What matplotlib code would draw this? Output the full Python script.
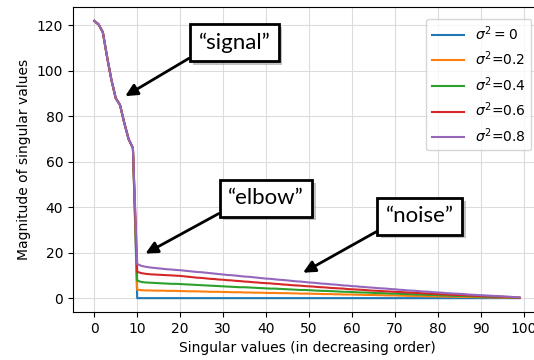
import matplotlib.pyplot as plt
import matplotlib.patheffects as pe
import numpy as np

# leading singular values (rank-10 signal), shared by every noise level
signal = [122.0, 120.5, 117.0, 106.0, 96.0, 88.0, 85.0, 77.0, 70.0, 66.0]

# trailing singular values (index 10..99) for each noise variance
noise_00 = [0.0] * 90
noise_02 = [3.7, 3.5, 3.4, 3.4, 3.3, 3.3, 3.3, 3.2, 3.2, 3.2,
            3.1, 3.1, 3.0, 3.0, 3.0, 2.9, 2.9, 2.8, 2.8, 2.8,
            2.7, 2.7, 2.6, 2.6, 2.6, 2.5, 2.5, 2.4, 2.4, 2.4,
            2.3, 2.3, 2.3, 2.2, 2.2, 2.2, 2.1, 2.1, 2.0, 2.0,
            2.0, 1.9, 1.9, 1.8, 1.8, 1.8, 1.7, 1.7, 1.6, 1.6,
            1.6, 1.5, 1.5, 1.4, 1.4, 1.4, 1.3, 1.3, 1.2, 1.2,
            1.2, 1.1, 1.1, 1.0, 1.0, 1.0, 0.9, 0.9, 0.8, 0.8,
            0.8, 0.7, 0.7, 0.7, 0.6, 0.6, 0.5, 0.5, 0.5, 0.4,
            0.4, 0.4, 0.3, 0.3, 0.3, 0.2, 0.2, 0.2, 0.1, 0.1]
noise_04 = [7.7, 7.1, 6.9, 6.8, 6.7, 6.6, 6.5, 6.4, 6.3, 6.3,
            6.2, 6.1, 6.0, 5.9, 5.8, 5.7, 5.6, 5.5, 5.4, 5.3,
            5.2, 5.1, 5.0, 4.9, 4.8, 4.8, 4.7, 4.6, 4.5, 4.4,
            4.3, 4.2, 4.2, 4.1, 4.0, 3.9, 3.8, 3.7, 3.6, 3.6,
            3.5, 3.4, 3.3, 3.2, 3.2, 3.1, 3.0, 2.9, 2.8, 2.8,
            2.7, 2.6, 2.5, 2.5, 2.4, 2.3, 2.2, 2.2, 2.1, 2.0,
            2.0, 1.9, 1.8, 1.8, 1.7, 1.6, 1.6, 1.5, 1.4, 1.4,
            1.3, 1.2, 1.2, 1.1, 1.0, 1.0, 0.9, 0.9, 0.8, 0.7,
            0.7, 0.6, 0.6, 0.5, 0.5, 0.4, 0.4, 0.3, 0.2, 0.2]
noise_06 = [11.6, 11.0, 10.7, 10.5, 10.4, 10.3, 10.2, 10.1, 10.0, 9.9,
            9.8, 9.6, 9.4, 9.2, 9.0, 8.9, 8.7, 8.5, 8.4, 8.2,
            8.1, 7.9, 7.8, 7.6, 7.5, 7.3, 7.2, 7.0, 6.9, 6.7,
            6.6, 6.5, 6.3, 6.2, 6.0, 5.9, 5.7, 5.6, 5.5, 5.3,
            5.2, 5.1, 4.9, 4.8, 4.7, 4.5, 4.4, 4.3, 4.2, 4.0,
            3.9, 3.8, 3.7, 3.6, 3.4, 3.3, 3.2, 3.1, 3.0, 2.9,
            2.8, 2.7, 2.6, 2.5, 2.4, 2.3, 2.2, 2.1, 2.0, 1.9,
            1.8, 1.7, 1.6, 1.5, 1.4, 1.4, 1.3, 1.2, 1.1, 1.0,
            0.9, 0.9, 0.8, 0.7, 0.7, 0.6, 0.5, 0.4, 0.3, 0.2]
noise_08 = [15.0, 14.2, 13.8, 13.5, 13.3, 13.1, 12.9, 12.7, 12.6, 12.4,
            12.3, 12.1, 11.9, 11.7, 11.5, 11.4, 11.2, 11.0, 10.8, 10.6,
            10.4, 10.2, 10.1, 9.9, 9.7, 9.5, 9.4, 9.2, 9.0, 8.8,
            8.6, 8.5, 8.3, 8.1, 8.0, 7.8, 7.6, 7.4, 7.3, 7.1,
            6.9, 6.8, 6.6, 6.4, 6.3, 6.1, 6.0, 5.8, 5.6, 5.5,
            5.3, 5.2, 5.0, 4.9, 4.7, 4.6, 4.4, 4.3, 4.2, 4.0,
            3.9, 3.7, 3.6, 3.4, 3.3, 3.2, 3.0, 2.9, 2.8, 2.6,
            2.5, 2.4, 2.2, 2.1, 2.0, 1.9, 1.8, 1.6, 1.5, 1.4,
            1.3, 1.2, 1.1, 1.0, 0.9, 0.8, 0.7, 0.6, 0.4, 0.3]

tails = [noise_00, noise_02, noise_04, noise_06, noise_08]
labels = [r'$\sigma^2 = 0$', r'$\sigma^2$=0.2', r'$\sigma^2$=0.4',
          r'$\sigma^2$=0.6', r'$\sigma^2$=0.8']

fig = plt.figure(figsize=(5.34, 3.6), dpi=100)
ax = fig.add_axes([0.1367, 0.1333, 0.876, 0.847])

for tail, lab in zip(tails, labels):
    s = np.array(signal + tail)
    ax.plot(np.arange(len(s)), s, label=lab)

ax.set_xticks(range(0, 101, 10))
ax.set_yticks(range(0, 121, 20))
ax.grid(True, color='#dcdcdc')
ax.set_xlabel('Singular values (in decreasing order)')
ax.set_ylabel('Magnitude of singular values')
ax.legend(loc='upper right', bbox_to_anchor=(0.995, 0.985),
          handlelength=2.3)

arrow = dict(arrowstyle='-|>,head_length=0.45,head_width=0.22', color='black',
             lw=2, relpos=(0, 0), shrinkA=0, shrinkB=0)
notes = [('\u201csignal\u201d', (7.2, 88.9), (32.6, 112.5)),
         ('\u201celbow\u201d', (11.9, 19.6), (40.0, 43.9)),
         ('\u201cnoise\u201d', (48.6, 11.2), (75.8, 36.0))]
for txt, tip, pos in notes:
    t = ax.annotate(txt, xy=tip, xytext=pos, ha='center', va='center',
                    fontsize=16, family='Lato', arrowprops=arrow,
                    bbox=dict(boxstyle='square,pad=0.38', fc='white',
                              ec='black', lw=2))
    # drop shadow under the callout box
    t.get_bbox_patch().set_path_effects(
        [pe.SimplePatchShadow(offset=(2.5, -2.5), shadow_rgbFace='#888888',
                              alpha=0.5), pe.Normal()])

fig.savefig('out.png', dpi=100)
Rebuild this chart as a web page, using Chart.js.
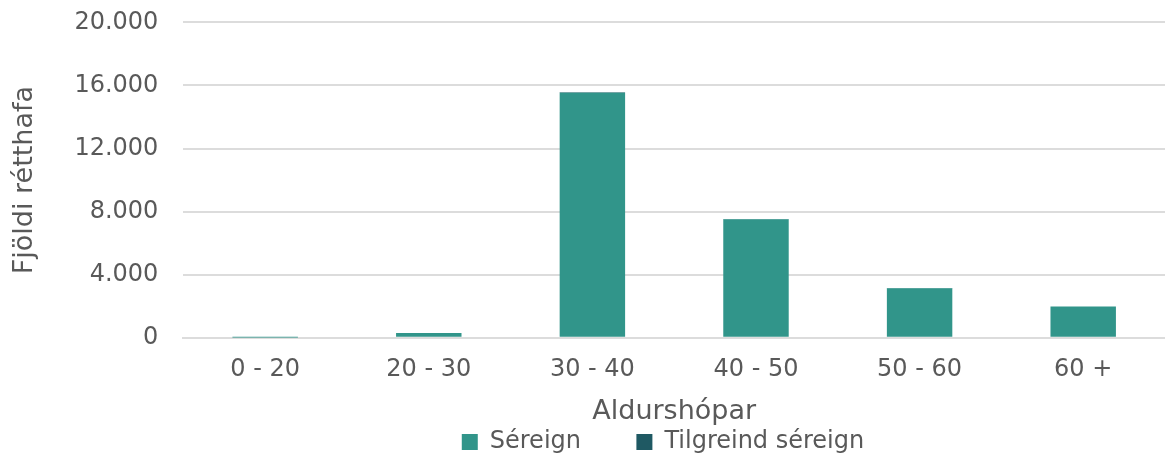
<!DOCTYPE html>
<html>
<head>
    <meta charset="UTF-8">
    <title>Aldurshópar</title>
    <style>
        html, body { margin: 0; padding: 0; background: #fff; }
        #wrap { width: 1165px; height: 459px; }
    </style>
    <script src="https://cdnjs.cloudflare.com/ajax/libs/Chart.js/4.4.1/chart.umd.min.js"></script>
</head>
<body>
    <div id="wrap"><canvas id="chart"></canvas></div>

    <script>
        const categories = ["0 - 20", "20 - 30", "30 - 40", "40 - 50", "50 - 60", "60 +"];
        const sereign = [10, 300, 15540, 7510, 3140, 1980];
        const tilgreindSereign = [0, 5, 30, 20, 25, 10];

        const textColor = "#595959";
        Chart.defaults.font.family = "'DejaVu Sans', Verdana, sans-serif";
        Chart.defaults.color = textColor;

        const fmt = v => v.toLocaleString("de-DE");

        // the legend sits a bit right of the canvas centre, under the plot
        const legendShift = {
            id: "legendShift",
            afterLayout(chart) {
                chart.legend.left += 78;
                chart.legend.right += 78;
            },
        };

        new Chart(document.getElementById("chart").getContext("2d"), {
            type: "bar",
            data: {
                labels: categories,
                datasets: [
                    { label: "Séreign", data: sereign, backgroundColor: "#31958A", barPercentage: 0.8, categoryPercentage: 0.5 },
                    { label: "Tilgreind séreign", data: tilgreindSereign, backgroundColor: "#1F5963", barPercentage: 0.8, categoryPercentage: 0.5 },
                ],
            },
            options: {
                responsive: true,
                maintainAspectRatio: false,
                animation: false,
                layout: { padding: { top: 0, right: 0, left: 5, bottom: -5 } },
                plugins: {
                    tooltip: { enabled: false },
                    legend: {
                        position: "bottom",
                        labels: {
                            font: { size: 24 }, boxWidth: 16, boxHeight: 16, padding: 2, color: textColor,
                            generateLabels(chart) {
                                const items = Chart.defaults.plugins.legend.labels.generateLabels(chart);
                                items[0].text += "       ";
                                return items;
                            },
                        },
                    },
                },
                scales: {
                    x: {
                        stacked: true,
                        grid: { display: false, drawTicks: false },
                        border: { color: "#dcdcdc", width: 2 },
                        ticks: { font: { size: 24 }, padding: 18 },
                        title: { display: true, text: "Aldurshópar", font: { size: 27 }, padding: { top: -7, bottom: 0 } },
                    },
                    y: {
                        stacked: true,
                        min: 0,
                        max: 20000,
                        border: { display: false },
                        grid: { color: "#dcdcdc", lineWidth: 2, drawTicks: true, tickLength: 17, tickColor: "rgba(0,0,0,0)" },
                        ticks: { stepSize: 4000, font: { size: 24 }, padding: 8, callback: v => fmt(v) },
                        title: { display: true, text: "Fjöldi rétthafa", font: { size: 27 }, padding: { top: 4, bottom: 25 } },
                    },
                },
            },
            plugins: [legendShift],
        });
    </script>
</body>
</html>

● ● ● ●

- Given exercise
Both the first line of the records above and the line containing "77.0, 70.0, 66.0]" belong in the copy; please return them and every line between, exactly, minus the pictures.

- Solution
What matplotlib code would draw this? Output the full Python script.
import matplotlib.pyplot as plt
import matplotlib.patheffects as pe
import numpy as np

# leading singular values (rank-10 signal), shared by every noise level
signal = [122.0, 120.5, 117.0, 106.0, 96.0, 88.0, 85.0, 77.0, 70.0, 66.0]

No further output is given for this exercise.